# Stated task
Scan the data below and pick out the lines containing the word "seaborn".

# Given records
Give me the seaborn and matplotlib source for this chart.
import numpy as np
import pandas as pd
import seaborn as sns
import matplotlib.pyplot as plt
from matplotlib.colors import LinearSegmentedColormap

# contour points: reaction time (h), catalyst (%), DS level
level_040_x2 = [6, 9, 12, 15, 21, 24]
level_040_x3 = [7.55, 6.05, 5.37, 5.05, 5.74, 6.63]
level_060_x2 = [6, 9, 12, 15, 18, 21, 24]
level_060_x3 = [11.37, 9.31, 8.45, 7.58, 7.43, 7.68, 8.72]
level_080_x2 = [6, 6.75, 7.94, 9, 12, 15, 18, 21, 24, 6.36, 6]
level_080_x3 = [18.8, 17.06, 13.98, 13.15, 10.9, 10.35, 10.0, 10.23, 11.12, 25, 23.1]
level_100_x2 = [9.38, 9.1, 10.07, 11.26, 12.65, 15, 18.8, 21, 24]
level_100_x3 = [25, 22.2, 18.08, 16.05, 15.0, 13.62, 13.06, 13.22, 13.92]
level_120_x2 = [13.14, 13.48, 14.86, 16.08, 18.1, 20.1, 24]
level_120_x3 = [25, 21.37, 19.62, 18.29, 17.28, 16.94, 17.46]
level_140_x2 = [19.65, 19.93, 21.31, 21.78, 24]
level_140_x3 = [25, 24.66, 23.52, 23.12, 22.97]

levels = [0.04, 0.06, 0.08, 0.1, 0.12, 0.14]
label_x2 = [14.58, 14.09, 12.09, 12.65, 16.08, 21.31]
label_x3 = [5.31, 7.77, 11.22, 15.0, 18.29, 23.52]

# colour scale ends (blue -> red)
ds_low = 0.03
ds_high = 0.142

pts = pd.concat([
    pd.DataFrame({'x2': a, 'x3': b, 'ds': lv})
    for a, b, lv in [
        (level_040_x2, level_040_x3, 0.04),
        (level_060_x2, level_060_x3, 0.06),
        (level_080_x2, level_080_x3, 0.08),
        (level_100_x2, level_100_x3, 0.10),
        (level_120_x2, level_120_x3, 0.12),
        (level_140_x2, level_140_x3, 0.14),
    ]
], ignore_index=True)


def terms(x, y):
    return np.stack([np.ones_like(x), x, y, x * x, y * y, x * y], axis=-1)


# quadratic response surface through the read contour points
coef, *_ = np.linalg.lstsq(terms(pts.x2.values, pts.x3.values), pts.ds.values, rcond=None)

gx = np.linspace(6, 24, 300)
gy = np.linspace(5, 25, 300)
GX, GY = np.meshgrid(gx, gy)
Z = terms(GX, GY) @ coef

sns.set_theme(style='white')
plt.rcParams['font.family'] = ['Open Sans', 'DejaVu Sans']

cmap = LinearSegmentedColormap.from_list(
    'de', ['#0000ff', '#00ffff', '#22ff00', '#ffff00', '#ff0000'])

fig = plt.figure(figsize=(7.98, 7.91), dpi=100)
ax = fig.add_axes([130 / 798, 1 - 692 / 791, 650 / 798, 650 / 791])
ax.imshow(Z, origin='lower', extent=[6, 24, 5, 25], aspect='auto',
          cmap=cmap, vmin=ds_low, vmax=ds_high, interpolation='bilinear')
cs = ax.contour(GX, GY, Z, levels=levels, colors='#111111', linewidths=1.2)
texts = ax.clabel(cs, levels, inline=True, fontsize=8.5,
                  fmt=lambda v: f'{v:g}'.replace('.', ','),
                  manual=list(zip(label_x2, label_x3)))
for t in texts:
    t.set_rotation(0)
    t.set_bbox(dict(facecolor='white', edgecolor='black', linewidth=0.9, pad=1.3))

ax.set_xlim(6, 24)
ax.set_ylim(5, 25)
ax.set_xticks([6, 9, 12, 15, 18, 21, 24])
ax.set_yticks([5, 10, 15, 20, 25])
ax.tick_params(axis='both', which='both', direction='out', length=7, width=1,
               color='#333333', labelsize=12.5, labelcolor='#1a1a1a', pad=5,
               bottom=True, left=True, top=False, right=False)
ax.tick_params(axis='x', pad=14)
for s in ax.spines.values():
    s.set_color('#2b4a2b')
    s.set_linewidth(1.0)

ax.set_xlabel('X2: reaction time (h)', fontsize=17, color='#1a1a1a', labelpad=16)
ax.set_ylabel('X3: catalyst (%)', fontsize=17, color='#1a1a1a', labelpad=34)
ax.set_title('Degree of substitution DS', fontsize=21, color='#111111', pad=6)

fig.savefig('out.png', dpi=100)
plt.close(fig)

==

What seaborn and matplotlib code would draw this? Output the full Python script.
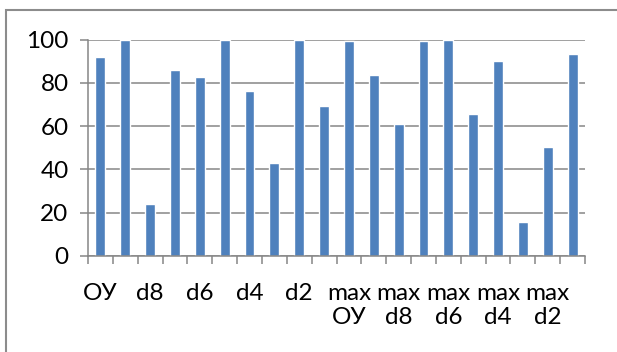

# Solution for this exercise
Give me the seaborn and matplotlib source for this chart.
import seaborn as sns
What seaborn and matplotlib code would draw this? Output the full Python script.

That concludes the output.